There are a couple of details here: First, at the step $C'$, the mass coming from the $b_i$'s has to have converged, so typically (if some $b_i = 0$) it has already stayed put for some time when step $C'$ is reached. If there is nothing else going on, then this will definitely lead into some rows not using all the tiles. So we need to have a lot of $1$s still coming in from the right at this point (which will not have time to join the mass on the left by step $C'$ no matter what the values of the $b_i$ are).
Second, the upward signal sent from the rightmost $1$ of the leftmost run of $1$s on step $C'$ needs to be sent immediately on this step, i.e. we cannot use a cellular automaton that sends a signal from the leftmost row to the right, as then the length of the run would determine when the signal is sent and now it would depend on the initial values of the $b_i$ which row sends this signal. Using Wang tiles, we can luckily send also horizontal signals, so this is indeed possible.
On step $C'$, we can safely erase all computation other than the upward signal. Finally, note that on the north border of the computation zone the tiles are part of the body. We can choose whether a particular combination of the $b_i$ leads to a valid tiling by picking whether the tile that the signal reaches with that combination allows a bottom color that receives the signal.
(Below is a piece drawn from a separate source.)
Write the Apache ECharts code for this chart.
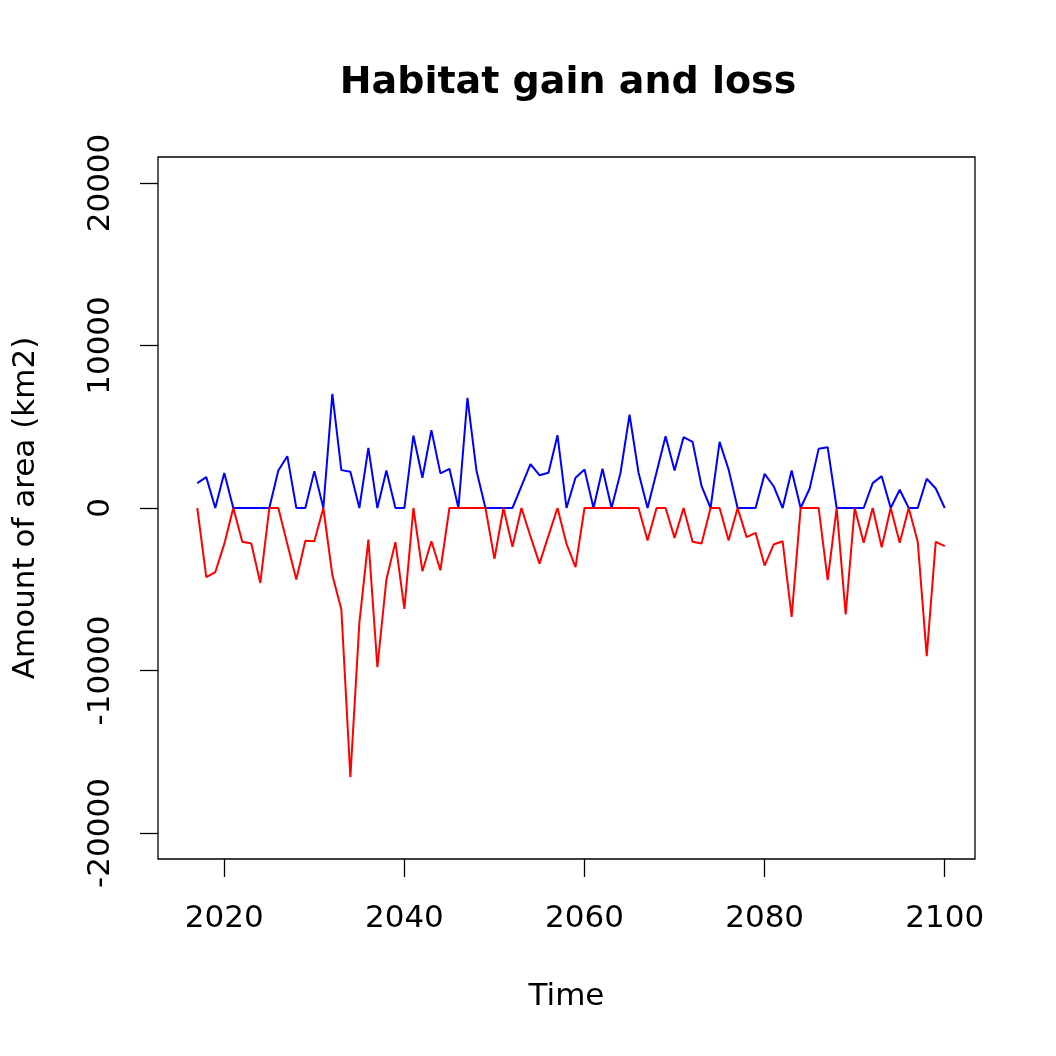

I have explained during the construction why indeed the tilings of with the resulting tile set are in one-to-one correspondence with tilings of $T$, and at each step we were careful (hopefully careful enough) to ensure that all tiles are used in every valid tiling. Square.
References
[1] Durand, Bruno; Romashchenko, Andrei; Shen, Alexander, Fixed-point tile sets and their applications, J. Comput. Syst. Sci. 78, No. 3, 731-764 (2012). ZBL1244.05049.